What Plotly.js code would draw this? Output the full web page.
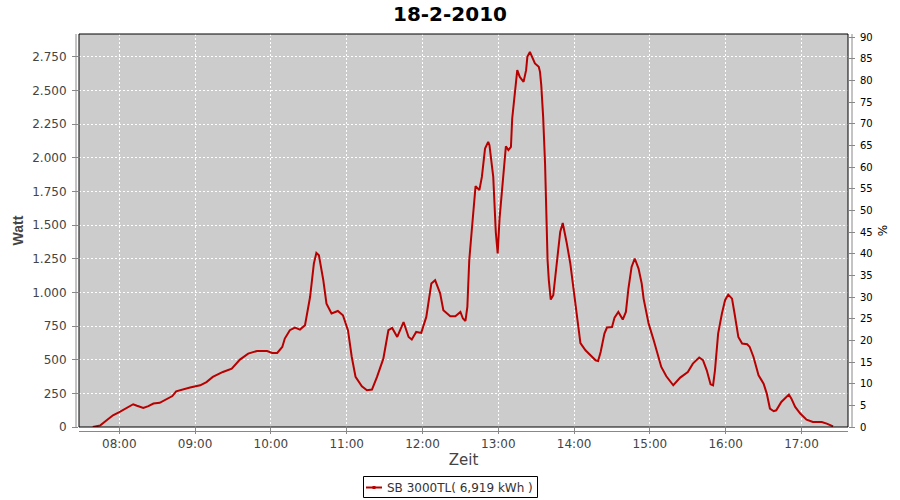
<!DOCTYPE html>
<html>
<head>
<meta charset="utf-8">
<script src="https://cdn.plot.ly/plotly-3.0.1.min.js"></script>
<style>
html,body{margin:0;padding:0;background:#fff}#chart{width:900px;height:500px}
</style>
</head>
<body>
<div id="chart"></div>
<script>
// Chart values
const chartTitle = "18-2-2010";
const day = "2010-02-18";
const seriesName = "SB 3000TL( 6,919 kWh )";
const times = [
 "07:39","07:45","07:50","07:55","08:00","08:06","08:11","08:14","08:19","08:23",
 "08:27","08:32","08:37:30","08:42","08:45","08:50","08:56","09:04","09:09","09:14",
 "09:22","09:29","09:35:30","09:42","09:49","09:57","10:01","10:05","10:09","10:11",
 "10:15","10:19","10:23","10:27","10:31","10:34","10:36","10:38","10:41:30","10:44",
 "10:48","10:53","10:57","11:01","11:04","11:07","11:12","11:16","11:20","11:24",
 "11:29","11:33","11:36","11:40","11:45","11:49","11:51:30","11:55","11:59","12:03",
 "12:07","12:10","12:14","12:16:30","12:22","12:26","12:30","12:32","12:34","12:35:30",
 "12:37","12:39","12:41","12:42","12:45","12:47","12:49:30","12:52","12:53","12:55",
 "12:56","12:58","12:59:30","13:01","13:04","13:06","13:08","13:10","13:11","13:13",
 "13:15","13:17","13:20","13:22","13:23","13:25","13:27","13:29","13:32","13:33",
 "13:34","13:35:30","13:37","13:38","13:39","13:40","13:41:30","13:43:30","13:45","13:47",
 "13:49","13:51","13:52","13:54","13:57","13:59","14:01","14:02:30","14:05","14:09",
 "14:13","14:17","14:19","14:21","14:24","14:26","14:30","14:32","14:35","14:38:30",
 "14:41","14:43","14:45:30","14:48","14:51","14:53:30","14:55","14:59","15:03","15:07",
 "15:09","15:13","15:18:30","15:24","15:30","15:34","15:39","15:42","15:45","15:48",
 "15:50","15:51:30","15:54","15:57","15:59:30","16:02","16:05","16:07","16:10","16:13",
 "16:17","16:19","16:22","16:26","16:30","16:32:30","16:35","16:38","16:40","16:44",
 "16:50","16:52","16:55","16:59","17:04","17:09","17:16","17:20","17:25"
];
const watt = [
 0,12,50,87,111,141,169,158,141,155,
 174,180,206,230,265,280,293,310,334,372,
 409,434,501,545,565,565,550,550,595,657,
 719,739,724,756,966,1214,1293,1276,1090,917,
 843,862,830,719,520,372,302,273,278,372,
 508,719,736,669,780,669,650,706,699,818,
 1066,1090,992,868,823,823,855,806,788,892,
 1239,1462,1650,1790,1760,1858,2069,2118,2094,1958,
 1858,1450,1290,1550,1858,2086,2057,2081,2292,2478,
 2651,2601,2564,2651,2750,2787,2750,2701,2676,2639,
 2540,2304,1960,1586,1239,1090,947,979,1115,1301,
 1449,1516,1474,1375,1214,1066,917,768,624,570,
 533,496,491,557,694,739,743,813,855,798,
 855,1029,1189,1252,1177,1066,954,768,644,520,
 446,377,310,367,409,471,516,496,421,317,
 310,421,694,843,942,984,954,843,669,620,
 615,595,520,384,322,248,137,117,124,186,
 241,211,149,100,55,37,37,25,5
];
const xRange = ["07:28:06","17:36:48"];
const wattRange = [0, 2920];
const pctRange = [0, 90.7];
const xTitle = "Zeit", yTitle = "Watt", y2Title = "%";

const tick = "DejaVu Sans, sans-serif";
const lineColor = "#b80000";
const xs = times.map(t => day + " " + (t.length === 5 ? t + ":00" : t));

const traces = [
  {x: xs, y: watt, type: "scatter", mode: "lines", name: seriesName,
   line: {color: lineColor, width: 2}, hoverinfo: "x+y", showlegend: false},
  {x: [], y: [], type: "scatter", mode: "lines", yaxis: "y2", showlegend: false, hoverinfo: "skip"}
];

// pixel helpers for the legend box placed under the plot (plot area 79..848 x 34..427)
const px = v => (v - 79) / 769;
const py = v => (427 - v) / 393;

const layout = {
  width: 900, height: 500,
  margin: {l: 79, r: 52, t: 34, b: 73},
  paper_bgcolor: "#ffffff", plot_bgcolor: "#cccccc",
  separators: ",.",
  showlegend: false,
  title: {text: chartTitle, x: 0.5, xanchor: "center", xref: "container",
          y: 0.973, yanchor: "middle", yref: "container",
          font: {family: "DejaVu Sans, sans-serif", size: 20, color: "#000", weight: "bold"}},
  xaxis: {
    type: "date", range: xRange.map(t => day + " " + t),
    tick0: day + " 08:00:00", dtick: 3600000, tickformat: "%H:%M",
    showgrid: true, gridcolor: "#ffffff", gridwidth: 1, griddash: "2px,2px",
    zeroline: false, showline: false,
    ticks: "outside", ticklen: 6, tickcolor: "#888888", tickwidth: 1,
    tickfont: {family: tick, size: 12, color: "#444444"},
    title: {text: xTitle, font: {family: tick, size: 15, color: "#444444"}, standoff: 4}
  },
  yaxis: {
    range: wattRange, dtick: 250, tick0: 0, tickformat: ",d",
    showgrid: true, gridcolor: "#ffffff", gridwidth: 1, griddash: "2px,2px",
    zeroline: false, showline: false,
    ticks: "outside", ticklen: 6, tickcolor: "#888888", tickwidth: 1,
    ticklabelstandoff: 3,
    tickfont: {family: tick, size: 12, color: "#444444"},
    title: {text: yTitle, font: {family: "Liberation Sans, Arial, sans-serif", size: 14, color: "#444444", weight: "bold"}, standoff: 5}
  },
  yaxis2: {
    overlaying: "y", side: "right", range: pctRange, dtick: 5, tick0: 0,
    showgrid: false, zeroline: false, showline: false,
    ticks: "outside", ticklen: 6, tickcolor: "#888888", tickwidth: 1,
    ticklabelstandoff: 3,
    tickfont: {family: tick, size: 10, color: "#000000"},
    title: {text: y2Title, font: {family: tick, size: 12, color: "#000000"}, standoff: 6}
  },
  annotations: [
    {text: seriesName, xref: "paper", yref: "paper", x: px(385), y: py(487.5),
     xanchor: "left", yanchor: "middle", showarrow: false,
     font: {family: tick, size: 12, color: "#333333"}}
  ],
  shapes: [
    {type: "line", xref: "paper", yref: "paper", x0: px(76), x1: px(76), y0: 0, y1: 1, line: {color: "#888888", width: 1}},
    {type: "line", xref: "paper", yref: "paper", x0: px(852), x1: px(852), y0: 0, y1: 1, line: {color: "#888888", width: 1}},
    {type: "line", xref: "paper", yref: "paper", x0: 0, x1: 1, y0: py(431.5), y1: py(431.5), line: {color: "#888888", width: 1}},
    {type: "rect", xref: "paper", yref: "paper", x0: 0, x1: 1, y0: 0, y1: 1, line: {color: "#000000", width: 1}, layer: "above"},
    // legend box
    {type: "rect", xref: "paper", yref: "paper", x0: px(363.5), x1: px(537.5), y0: py(497.5), y1: py(476.5), line: {color: "#000000", width: 1}, fillcolor: "#ffffff"},
    {type: "line", xref: "paper", yref: "paper", x0: px(366), x1: px(382), y0: py(487.5), y1: py(487.5), line: {color: lineColor, width: 2}},
    {type: "rect", xref: "paper", yref: "paper", x0: px(372.5), x1: px(375.5), y0: py(489), y1: py(486), line: {width: 0}, fillcolor: lineColor}
  ]
};

Plotly.newPlot("chart", traces, layout, {displayModeBar: false, staticPlot: true});
</script>
</body>
</html>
__________________________________________________
- Task directions
The listing above must be printed again exactly, minus its pictures.

- Exercise output
What Plotly.js code would draw this? Output the full web page.
<!DOCTYPE html>
<html>
<head>
<meta charset="utf-8">
<script src="https://cdn.plot.ly/plotly-3.0.1.min.js"></script>
<style>
html,body{margin:0;padding:0;background:#fff}#chart{width:900px;height:500px}
</style>
</head>
<body>
<div id="chart"></div>
<script>
// Chart values
const chartTitle = "18-2-2010";
const day = "2010-02-18";
const seriesName = "SB 3000TL( 6,919 kWh )";
const times = [
 "07:39","07:45","07:50","07:55","08:00","08:06","08:11","08:14","08:19","08:23",
 "08:27","08:32","08:37:30","08:42","08:45","08:50","08:56","09:04","09:09","09:14",
 "09:22","09:29","09:35:30","09:42","09:49","09:57","10:01","10:05","10:09","10:11",
 "10:15","10:19","10:23","10:27","10:31","10:34","10:36","10:38","10:41:30","10:44",
 "10:48","10:53","10:57","11:01","11:04","11:07","11:12","11:16","11:20","11:24",
 "11:29","11:33","11:36","11:40","11:45","11:49","11:51:30","11:55","11:59","12:03",
 "12:07","12:10","12:14","12:16:30","12:22","12:26","12:30","12:32","12:34","12:35:30",
 "12:37","12:39","12:41","12:42","12:45","12:47","12:49:30","12:52","12:53","12:55",
 "12:56","12:58","12:59:30","13:01","13:04","13:06","13:08","13:10","13:11","13:13",
 "13:15","13:17","13:20","13:22","13:23","13:25","13:27","13:29","13:32","13:33",
 "13:34","13:35:30","13:37","13:38","13:39","13:40","13:41:30","13:43:30","13:45","13:47",
 "13:49","13:51","13:52","13:54","13:57","13:59","14:01","14:02:30","14:05","14:09",
 "14:13","14:17","14:19","14:21","14:24","14:26","14:30","14:32","14:35","14:38:30",
 "14:41","14:43","14:45:30","14:48","14:51","14:53:30","14:55","14:59","15:03","15:07",
 "15:09","15:13","15:18:30","15:24","15:30","15:34","15:39","15:42","15:45","15:48",
 "15:50","15:51:30","15:54","15:57","15:59:30","16:02","16:05","16:07","16:10","16:13",
 "16:17","16:19","16:22","16:26","16:30","16:32:30","16:35","16:38","16:40","16:44",
 "16:50","16:52","16:55","16:59","17:04","17:09","17:16","17:20","17:25"
];
const watt = [
 0,12,50,87,111,141,169,158,141,155,
 174,180,206,230,265,280,293,310,334,372,
 409,434,501,545,565,565,550,550,595,657,
 719,739,724,756,966,1214,1293,1276,1090,917,
 843,862,830,719,520,372,302,273,278,372,
 508,719,736,669,780,669,650,706,699,818,
 1066,1090,992,868,823,823,855,806,788,892,
 1239,1462,1650,1790,1760,1858,2069,2118,2094,1958,
 1858,1450,1290,1550,1858,2086,2057,2081,2292,2478,
 2651,2601,2564,2651,2750,2787,2750,2701,2676,2639,
 2540,2304,1960,1586,1239,1090,947,979,1115,1301,
 1449,1516,1474,1375,1214,1066,917,768,624,570,
 533,496,491,557,694,739,743,813,855,798,
 855,1029,1189,1252,1177,1066,954,768,644,520,
 446,377,310,367,409,471,516,496,421,317,
 310,421,694,843,942,984,954,843,669,620,
 615,595,520,384,322,248,137,117,124,186,
 241,211,149,100,55,37,37,25,5
];
const xRange = ["07:28:06","17:36:48"];
const wattRange = [0, 2920];
const pctRange = [0, 90.7];
const xTitle = "Zeit", yTitle = "Watt", y2Title = "%";

const tick = "DejaVu Sans, sans-serif";
const lineColor = "#b80000";
const xs = times.map(t => day + " " + (t.length === 5 ? t + ":00" : t));

const traces = [
  {x: xs, y: watt, type: "scatter", mode: "lines", name: seriesName,
   line: {color: lineColor, width: 2}, hoverinfo: "x+y", showlegend: false},
  {x: [], y: [], type: "scatter", mode: "lines", yaxis: "y2", showlegend: false, hoverinfo: "skip"}
];

// pixel helpers for the legend box placed under the plot (plot area 79..848 x 34..427)
const px = v => (v - 79) / 769;
const py = v => (427 - v) / 393;

const layout = {
  width: 900, height: 500,
  margin: {l: 79, r: 52, t: 34, b: 73},
  paper_bgcolor: "#ffffff", plot_bgcolor: "#cccccc",
  separators: ",.",
  showlegend: false,
  title: {text: chartTitle, x: 0.5, xanchor: "center", xref: "container",
          y: 0.973, yanchor: "middle", yref: "container",
          font: {family: "DejaVu Sans, sans-serif", size: 20, color: "#000", weight: "bold"}},
  xaxis: {
    type: "date", range: xRange.map(t => day + " " + t),
    tick0: day + " 08:00:00", dtick: 3600000, tickformat: "%H:%M",
    showgrid: true, gridcolor: "#ffffff", gridwidth: 1, griddash: "2px,2px",
    zeroline: false, showline: false,
    ticks: "outside", ticklen: 6, tickcolor: "#888888", tickwidth: 1,
    tickfont: {family: tick, size: 12, color: "#444444"},
    title: {text: xTitle, font: {family: tick, size: 15, color: "#444444"}, standoff: 4}
  },
  yaxis: {
    range: wattRange, dtick: 250, tick0: 0, tickformat: ",d",
    showgrid: true, gridcolor: "#ffffff", gridwidth: 1, griddash: "2px,2px",
    zeroline: false, showline: false,
    ticks: "outside", ticklen: 6, tickcolor: "#888888", tickwidth: 1,
    ticklabelstandoff: 3,
    tickfont: {family: tick, size: 12, color: "#444444"},
    title: {text: yTitle, font: {family: "Liberation Sans, Arial, sans-serif", size: 14, color: "#444444", weight: "bold"}, standoff: 5}
  },
  yaxis2: {
    overlaying: "y", side: "right", range: pctRange, dtick: 5, tick0: 0,
    showgrid: false, zeroline: false, showline: false,
    ticks: "outside", ticklen: 6, tickcolor: "#888888", tickwidth: 1,
    ticklabelstandoff: 3,
    tickfont: {family: tick, size: 10, color: "#000000"},
    title: {text: y2Title, font: {family: tick, size: 12, color: "#000000"}, standoff: 6}
  },
  annotations: [
    {text: seriesName, xref: "paper", yref: "paper", x: px(385), y: py(487.5),
     xanchor: "left", yanchor: "middle", showarrow: false,
     font: {family: tick, size: 12, color: "#333333"}}
  ],
  shapes: [
    {type: "line", xref: "paper", yref: "paper", x0: px(76), x1: px(76), y0: 0, y1: 1, line: {color: "#888888", width: 1}},
    {type: "line", xref: "paper", yref: "paper", x0: px(852), x1: px(852), y0: 0, y1: 1, line: {color: "#888888", width: 1}},
    {type: "line", xref: "paper", yref: "paper", x0: 0, x1: 1, y0: py(431.5), y1: py(431.5), line: {color: "#888888", width: 1}},
    {type: "rect", xref: "paper", yref: "paper", x0: 0, x1: 1, y0: 0, y1: 1, line: {color: "#000000", width: 1}, layer: "above"},
    // legend box
    {type: "rect", xref: "paper", yref: "paper", x0: px(363.5), x1: px(537.5), y0: py(497.5), y1: py(476.5), line: {color: "#000000", width: 1}, fillcolor: "#ffffff"},
    {type: "line", xref: "paper", yref: "paper", x0: px(366), x1: px(382), y0: py(487.5), y1: py(487.5), line: {color: lineColor, width: 2}},
    {type: "rect", xref: "paper", yref: "paper", x0: px(372.5), x1: px(375.5), y0: py(489), y1: py(486), line: {width: 0}, fillcolor: lineColor}
  ]
};

Plotly.newPlot("chart", traces, layout, {displayModeBar: false, staticPlot: true});
</script>
</body>
</html>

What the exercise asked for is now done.